Submitted to: Journal of Food Engineering
Publication Type: Peer Reviewed Journal
Publication Acceptance Date: 4/21/2010
Publication Date: 10/1/2010
Publication URL: http://hdl.handle.net/10113/44426
Citation: Kumar, P., Sandeep, K.P., Alawi, S., Truong, V., Gorga, R.E. 2010. Preparation and characterization of bio-nanocomposite films based on soy protein isolate and montmorillonite using melt extrusion. Journal of Food Engineering. 100(3):480-489. Interpretive Summary: The non-degradable and non-renewable nature of plastic packaging has led to a renewed interest in packaging materials based on biopolymers such as proteins, starch, cellulose and other polysaccharides derived from renewable sources. This study aimed to develop a technique to prepare bio-nanocomposite films based on soy protein isolates (SPI) and modified montmorillonite (MMT) using melt extrusion. Effects of pH of film forming solution, MMT content, and extrusion processing parameters (screw speed and barrel temperature distribution) on the structure and properties (mechanical, dynamic mechanical, thermal stability, and water vapor permeability) of SPI-MMT bio-nanocomposite films were investigated. The results show the feasibility of using bio-nanocomposite technology to improve the properties of SPI-based biodegradable films. This technology can also be applied to biopolymers based on starch and other proteins. These bio-nanocomposite films could potentially be used in food packaging to replace some of the existing plastics such as low density polyethylene (LDPE) and polyvinylidene chloride (PVDC). However, there is a need to further improve the properties of these SPI-MMT films for commercial application.

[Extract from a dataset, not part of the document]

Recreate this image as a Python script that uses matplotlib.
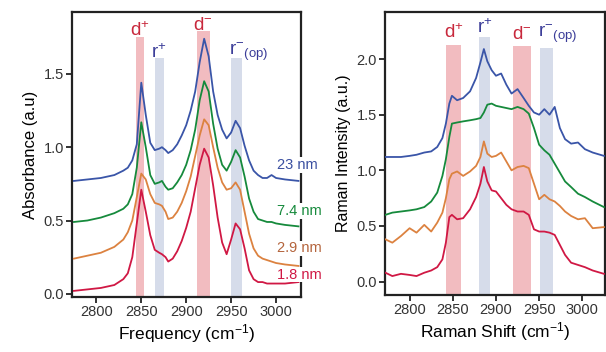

Technical Abstract: The non-biodegradable and non-renewable nature of plastic packaging has led to a renewed interest in packaging materials based on bio-nanocomposites (biopolymer matrix reinforced with nanoparticles such as layered silicates). Bio-nanocomposite films based on soy protein isolate (SPI) and montmorillonite (MMT) were prepared using melt extrusion. Effects of pH of film forming solution, MMT content, and extrusion processing parameters (screw speed and barrel temperature distribution) on the structure and properties of SPI-MMT bio-nanocomposite films were investigated. X-ray diffraction (XRD), transmission electron microscopy (TEM), and scanning electron microscopy (SEM) were used for structural characterization of the films. Properties of the films were determined by tensile testing, dynamic mechanical analysis (DMA), thermogravimetric analysis (TGA), and water vapor barrier measurement. The arrangement of MMT in the soy protein matrix ranged from exfoliated at lower MMT content (5%) to intercalated at higher MMT content (15%). There was a significant improvement in mechanical (tensile strength and percent elongation at break) and dynamic mechanical properties (glass transition temperature and storage modulus), thermal stability, and water vapor permeability of the films with the addition of MMT. The results presented in this study show the feasibility of using bio-nanocomposite technology to improve the properties of biopolymer films based on SPI.